Apple removes an infantile iPhone app after outcries from child welfare groups.
The app in question involved a drawing of a sad baby that would cry until finally shaken by the iPhone user, at which point the baby would stop crying and receive two red “X”s over its eyes. Despite the app’s “gameplay,” it includes the message: “Never, never shake a baby.”
After somehow making it past Apple’s approval process, several child welfare groups caught wind of the app and are now demanding an apology from Steve Jobs himself.
“Not only are they making fun of Shaken Baby Syndrome but they are actually encouraging it. This is absolutely terrible,” said Marilyn Barr, founder of the National Center on Shaken Baby Syndrome and a board member of the Sarah Jane Brain Foundation.

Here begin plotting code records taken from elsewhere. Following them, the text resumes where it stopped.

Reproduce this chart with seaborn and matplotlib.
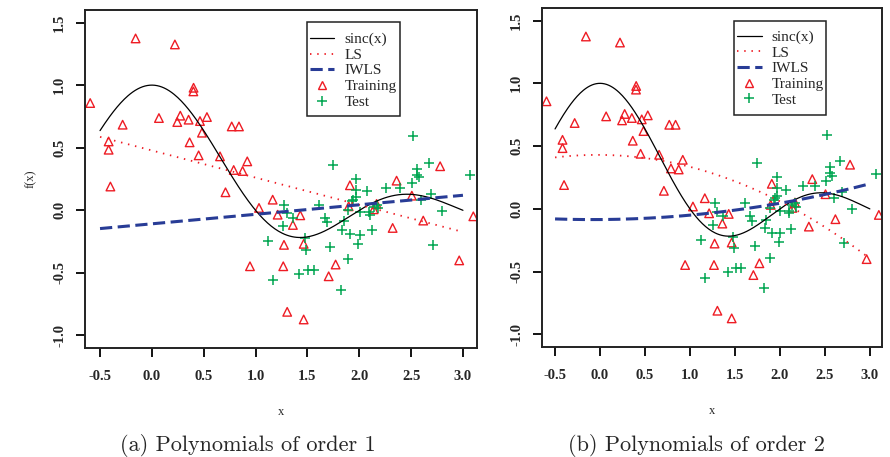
import numpy as np
import pandas as pd
import matplotlib
matplotlib.use("Agg")
import matplotlib.pyplot as plt
from matplotlib.lines import Line2D
from matplotlib.patches import Rectangle
from matplotlib.font_manager import FontProperties
import seaborn as sns

# ---- data -------------------------------------------------------------
train_x = [-0.595, -0.157, 0.222, 0.402, 0.400, -0.282, 0.068, 0.274, 0.245, 0.354,
           0.464, 0.531, 0.483, 0.770, 0.840, -0.417, -0.417, 0.364, 0.451, 0.657,
           0.789, 0.875, 0.920, -0.400, 0.710, 1.165, 1.033, 1.213, 1.431, 1.360,
           1.274, 1.464, 0.946, 1.267, 1.772, 1.705, 1.305, 1.464, 1.910, 2.360,
           1.898, 2.167, 2.139, 2.507, 2.617, 2.322, 2.964, 3.100, 2.780]
train_y = [0.857, 1.373, 1.325, 0.979, 0.950, 0.684, 0.737, 0.756, 0.705, 0.724,
           0.713, 0.745, 0.620, 0.670, 0.670, 0.550, 0.484, 0.543, 0.439, 0.431,
           0.322, 0.314, 0.391, 0.190, 0.144, 0.085, 0.019, -0.035, -0.040, -0.117,
           -0.276, -0.268, -0.447, -0.447, -0.433, -0.527, -0.811, -0.872, 0.200, 0.237,
           0.032, 0.051, 0.008, 0.117, -0.082, -0.141, -0.400, -0.048, 0.352]

test_x = [1.745, 2.520, 2.670, 2.560, 2.560, 2.580, 3.070, 1.970, 1.970, 2.070,
          2.260, 2.390, 2.510, 2.690, 2.600, 2.800, 2.710, 1.278, 1.300, 1.365,
          1.260, 1.120, 1.170, 1.610, 1.670, 1.690, 1.850, 1.895, 1.930, 1.970,
          2.006, 2.097, 2.100, 2.180, 2.170, 1.830, 1.910, 2.006, 2.120, 1.985,
          1.720, 1.475, 1.485, 1.890, 1.510, 1.566, 1.418, 1.820, 2.140, 1.940]
test_y = [0.365, 0.590, 0.378, 0.330, 0.285, 0.263, 0.279, 0.253, 0.165, 0.152,
          0.179, 0.179, 0.219, 0.133, 0.085, -0.002, -0.274, 0.045, -0.025, -0.060,
          -0.128, -0.247, -0.553, 0.045, -0.060, -0.093, -0.088, 0.006, 0.072, 0.104,
          -0.013, -0.013, -0.034, 0.019, 0.046, -0.154, -0.190, -0.194, -0.160, -0.266,
          -0.295, -0.220, -0.314, -0.388, -0.473, -0.473, -0.505, -0.633, 0.030, 0.085]

# fitted polynomial coefficients (constant, linear, quadratic)
ls_coef = {1: [0.478, -0.217, 0.0], 2: [0.430, -0.005, -0.090]}
iwls_coef = {1: [-0.108, 0.076, 0.0], 2: [-0.085, 0.005, 0.030]}

panel_orders = [1, 2]
captions = ["(a) Polynomials of order 1", "(b) Polynomials of order 2"]
legend_labels = ["sinc(x)", "LS", "IWLS", "Training", "Test"]
x_ticks = [-0.5, 0.0, 0.5, 1.0, 1.5, 2.0, 2.5, 3.0]
x_ticklabels = ["-0.5", "0.0", "0.5", "1.0", "1.5", "2.0", "2.5", "3.0"]
y_ticks = [-1.0, -0.5, 0.0, 0.5, 1.0, 1.5]
y_ticklabels = ["-1.0", "-0.5", "0.0", "0.5", "1.0", "1.5"]

# ---- layout (figure fractions / axes fractions) ------------------------
axes_rects = [[0.0955, 0.2385, 0.4404, 0.7396],
              [0.609, 0.2407, 0.382, 0.7418]]
legend_boxes = [(0.566, 0.686, 0.237, 0.278),
                (0.565, 0.684, 0.271, 0.277)]
legend_anchor = [(0.574, 0.933), (0.574, 0.934)]
caption_x = [0.2787, 0.783]

# ---- style ------------------------------------------------------------
sns.set_style("ticks")
plt.rcParams["font.family"] = ["Liberation Serif", "DejaVu Serif"]

RED = "#ee1c24"
GREEN = "#00a651"
BLUE = "#283c96"
LS_DASH = (0, (0.8, 3.2))
IW_DASH = (0, (4.0, 1.8))

fig = plt.figure(figsize=(8.9, 4.57), dpi=100)
axes = [fig.add_axes(r) for r in axes_rects]

grid = np.linspace(-0.5, 3.0, 300)
train = pd.DataFrame({"x": train_x, "y": train_y})
test = pd.DataFrame({"x": test_x, "y": test_y})

tick_font = FontProperties(family="Liberation Serif", weight="bold", size=10.5)
leg_font = FontProperties(family="Liberation Serif", size=11)

for i, (ax, order, cap) in enumerate(zip(axes, panel_orders, captions)):
    c_ls = ls_coef[order]
    c_iw = iwls_coef[order]
    ls_curve = c_ls[0] + c_ls[1] * grid + c_ls[2] * grid ** 2
    iw_curve = c_iw[0] + c_iw[1] * grid + c_iw[2] * grid ** 2

    sns.lineplot(x=grid, y=np.sinc(grid), ax=ax, color="black", lw=0.9)
    sns.lineplot(x=grid, y=ls_curve, ax=ax, color=RED, lw=1.3, linestyle=LS_DASH)
    sns.lineplot(x=grid, y=iw_curve, ax=ax, color=BLUE, lw=2.2, linestyle=IW_DASH)
    sns.scatterplot(data=train, x="x", y="y", ax=ax, marker="^", s=38,
                    color=RED, facecolor="none", edgecolor=RED, linewidth=1.0)
    sns.scatterplot(data=test, x="x", y="y", ax=ax, marker="+", s=48,
                    color=GREEN, linewidth=1.1)

    ax.set_xlim(-0.645, 3.135)
    ax.set_ylim(-1.1, 1.6)
    ax.set_xticks(x_ticks)
    ax.set_xticklabels(x_ticklabels, fontproperties=tick_font)
    ax.set_yticks(y_ticks)
    ax.set_yticklabels(y_ticklabels, fontproperties=tick_font,
                       rotation=90, va="center")
    ax.tick_params(axis="x", direction="out", length=6.5, width=1.3, pad=9,
                   color="black")
    ax.tick_params(axis="y", direction="out", length=6.5, width=1.3, pad=7,
                   color="black")
    for sp in ax.spines.values():
        sp.set_visible(True)
        sp.set_linewidth(1.4)
        sp.set_color("#222222")
    ax.set_xlabel("x", fontsize=9, labelpad=17)
    ax.set_ylabel("")

    # legend: entries without frame, frame drawn as a plain rectangle
    handles = [
        Line2D([], [], color="black", lw=0.9),
        Line2D([], [], color=RED, lw=1.3, linestyle=LS_DASH),
        Line2D([], [], color=BLUE, lw=2.2, linestyle=IW_DASH),
        Line2D([], [], ls="none", marker="^", mfc="none", mec=RED, ms=6.2, mew=1.0),
        Line2D([], [], ls="none", marker="+", color=GREEN, ms=7, mew=1.1),
    ]
    ax.legend(handles, legend_labels, loc="upper left",
              bbox_to_anchor=legend_anchor[i], borderaxespad=0, borderpad=0,
              frameon=False, prop=leg_font, handlelength=1.6,
              handletextpad=0.65, labelspacing=0.16, handleheight=0.6)
    bx, by, bw, bh = legend_boxes[i]
    ax.add_patch(Rectangle((bx, by), bw, bh, transform=ax.transAxes,
                           facecolor="none", edgecolor="#222222", lw=1.1,
                           zorder=6))

    fig.text(caption_x[i], 0.026, cap, family="cmr10", fontsize=16,
             ha="center", va="center")

axes[0].set_ylabel("f(x)", fontsize=9, labelpad=12)

fig.savefig("out.png", dpi=100)
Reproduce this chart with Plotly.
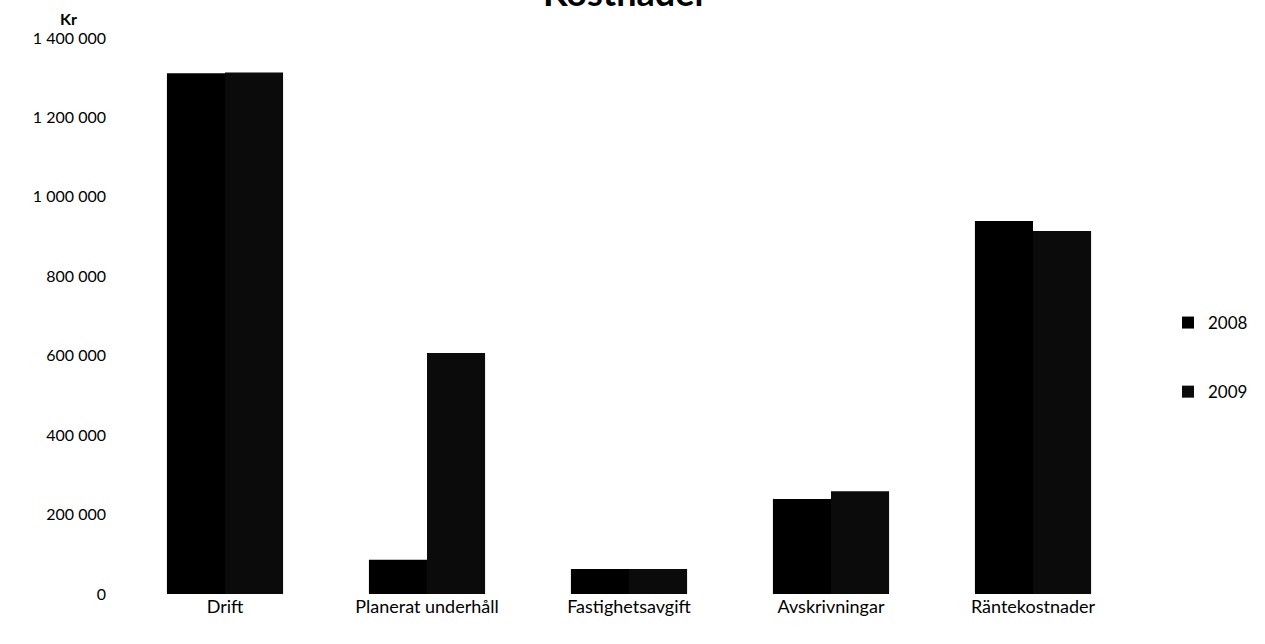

Apple’s app approval process is fairly stringent, forbidding programs that have “any obscene, pornographic, offensive or defamatory content or materials of any kind (text, graphics, images, photographs, etc.) or other content or materials that in Apple’s reasonable judgment may be found objectionable by iPhone or iPod touch users.”
While the app is certainly tasteless, it is quite obviously a joke and the forced outrage from the shaken baby groups seems a bit much. Far be it from me to discredit the opinion of someone who has lost a child to shaken baby syndrome, but any child whose parent would be stupid enough to actually follow this app’s advice would not be long for this world anyway.